DIRECTIVE:
Quote the listing below word for word, stopping after the line that contains "bottom_scale = 0.98".

DATA EXCERPT:
+---+
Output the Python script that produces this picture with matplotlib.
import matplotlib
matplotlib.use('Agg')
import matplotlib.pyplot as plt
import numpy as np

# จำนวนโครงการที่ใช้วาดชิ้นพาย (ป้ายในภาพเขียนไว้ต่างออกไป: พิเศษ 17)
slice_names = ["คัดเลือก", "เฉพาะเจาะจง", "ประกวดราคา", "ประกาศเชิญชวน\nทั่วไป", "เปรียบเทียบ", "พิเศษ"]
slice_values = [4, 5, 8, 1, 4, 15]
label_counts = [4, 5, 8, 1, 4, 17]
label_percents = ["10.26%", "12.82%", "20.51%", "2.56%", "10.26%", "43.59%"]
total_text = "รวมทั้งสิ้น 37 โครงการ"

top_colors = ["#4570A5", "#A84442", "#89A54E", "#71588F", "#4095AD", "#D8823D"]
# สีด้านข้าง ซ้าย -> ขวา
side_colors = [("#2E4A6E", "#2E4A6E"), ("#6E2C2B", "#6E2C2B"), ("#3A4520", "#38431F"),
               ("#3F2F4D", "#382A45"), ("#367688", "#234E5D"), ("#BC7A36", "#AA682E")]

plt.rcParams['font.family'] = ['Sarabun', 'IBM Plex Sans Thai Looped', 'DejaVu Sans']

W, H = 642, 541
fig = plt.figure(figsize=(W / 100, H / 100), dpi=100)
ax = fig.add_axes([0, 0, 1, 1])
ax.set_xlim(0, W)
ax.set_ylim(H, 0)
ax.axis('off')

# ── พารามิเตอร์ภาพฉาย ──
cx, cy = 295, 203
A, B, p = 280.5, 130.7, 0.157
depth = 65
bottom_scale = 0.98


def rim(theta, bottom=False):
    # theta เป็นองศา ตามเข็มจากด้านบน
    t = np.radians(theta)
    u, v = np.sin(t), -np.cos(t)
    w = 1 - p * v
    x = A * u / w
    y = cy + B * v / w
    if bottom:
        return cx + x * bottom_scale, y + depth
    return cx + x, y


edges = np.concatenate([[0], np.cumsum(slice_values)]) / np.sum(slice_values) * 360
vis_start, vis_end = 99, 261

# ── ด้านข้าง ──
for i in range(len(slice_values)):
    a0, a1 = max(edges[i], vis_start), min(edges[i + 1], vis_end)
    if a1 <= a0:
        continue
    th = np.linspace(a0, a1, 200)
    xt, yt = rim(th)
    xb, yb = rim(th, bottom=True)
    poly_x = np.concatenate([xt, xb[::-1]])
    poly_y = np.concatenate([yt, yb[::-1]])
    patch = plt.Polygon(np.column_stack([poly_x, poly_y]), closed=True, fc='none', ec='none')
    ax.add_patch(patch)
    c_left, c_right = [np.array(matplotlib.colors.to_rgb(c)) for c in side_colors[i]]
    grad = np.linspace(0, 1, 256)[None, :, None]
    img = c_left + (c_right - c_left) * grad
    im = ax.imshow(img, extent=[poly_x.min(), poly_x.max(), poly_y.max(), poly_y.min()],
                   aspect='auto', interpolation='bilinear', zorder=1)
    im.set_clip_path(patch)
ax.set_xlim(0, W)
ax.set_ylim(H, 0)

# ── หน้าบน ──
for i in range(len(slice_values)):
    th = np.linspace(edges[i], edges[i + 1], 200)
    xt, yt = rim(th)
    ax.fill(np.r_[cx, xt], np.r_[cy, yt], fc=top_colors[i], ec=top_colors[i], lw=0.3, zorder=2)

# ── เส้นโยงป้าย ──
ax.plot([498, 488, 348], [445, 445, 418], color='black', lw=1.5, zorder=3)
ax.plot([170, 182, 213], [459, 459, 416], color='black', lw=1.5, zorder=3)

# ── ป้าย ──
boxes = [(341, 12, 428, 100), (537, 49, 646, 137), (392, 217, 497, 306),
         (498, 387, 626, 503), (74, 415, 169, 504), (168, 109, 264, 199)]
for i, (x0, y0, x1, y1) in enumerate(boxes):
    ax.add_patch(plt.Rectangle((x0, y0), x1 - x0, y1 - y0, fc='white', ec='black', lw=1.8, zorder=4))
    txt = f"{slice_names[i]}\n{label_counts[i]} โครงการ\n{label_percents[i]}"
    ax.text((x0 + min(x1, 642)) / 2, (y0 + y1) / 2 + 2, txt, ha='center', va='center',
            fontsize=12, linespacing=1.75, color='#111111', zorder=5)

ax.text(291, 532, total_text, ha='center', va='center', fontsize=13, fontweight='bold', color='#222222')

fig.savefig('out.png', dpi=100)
+---+
WRITTEN SOLUTION:
Output the Python script that produces this picture with matplotlib.
import matplotlib
matplotlib.use('Agg')
import matplotlib.pyplot as plt
import numpy as np

# จำนวนโครงการที่ใช้วาดชิ้นพาย (ป้ายในภาพเขียนไว้ต่างออกไป: พิเศษ 17)
slice_names = ["คัดเลือก", "เฉพาะเจาะจง", "ประกวดราคา", "ประกาศเชิญชวน\nทั่วไป", "เปรียบเทียบ", "พิเศษ"]
slice_values = [4, 5, 8, 1, 4, 15]
label_counts = [4, 5, 8, 1, 4, 17]
label_percents = ["10.26%", "12.82%", "20.51%", "2.56%", "10.26%", "43.59%"]
total_text = "รวมทั้งสิ้น 37 โครงการ"

top_colors = ["#4570A5", "#A84442", "#89A54E", "#71588F", "#4095AD", "#D8823D"]
# สีด้านข้าง ซ้าย -> ขวา
side_colors = [("#2E4A6E", "#2E4A6E"), ("#6E2C2B", "#6E2C2B"), ("#3A4520", "#38431F"),
               ("#3F2F4D", "#382A45"), ("#367688", "#234E5D"), ("#BC7A36", "#AA682E")]

plt.rcParams['font.family'] = ['Sarabun', 'IBM Plex Sans Thai Looped', 'DejaVu Sans']

W, H = 642, 541
fig = plt.figure(figsize=(W / 100, H / 100), dpi=100)
ax = fig.add_axes([0, 0, 1, 1])
ax.set_xlim(0, W)
ax.set_ylim(H, 0)
ax.axis('off')

# ── พารามิเตอร์ภาพฉาย ──
cx, cy = 295, 203
A, B, p = 280.5, 130.7, 0.157
depth = 65
bottom_scale = 0.98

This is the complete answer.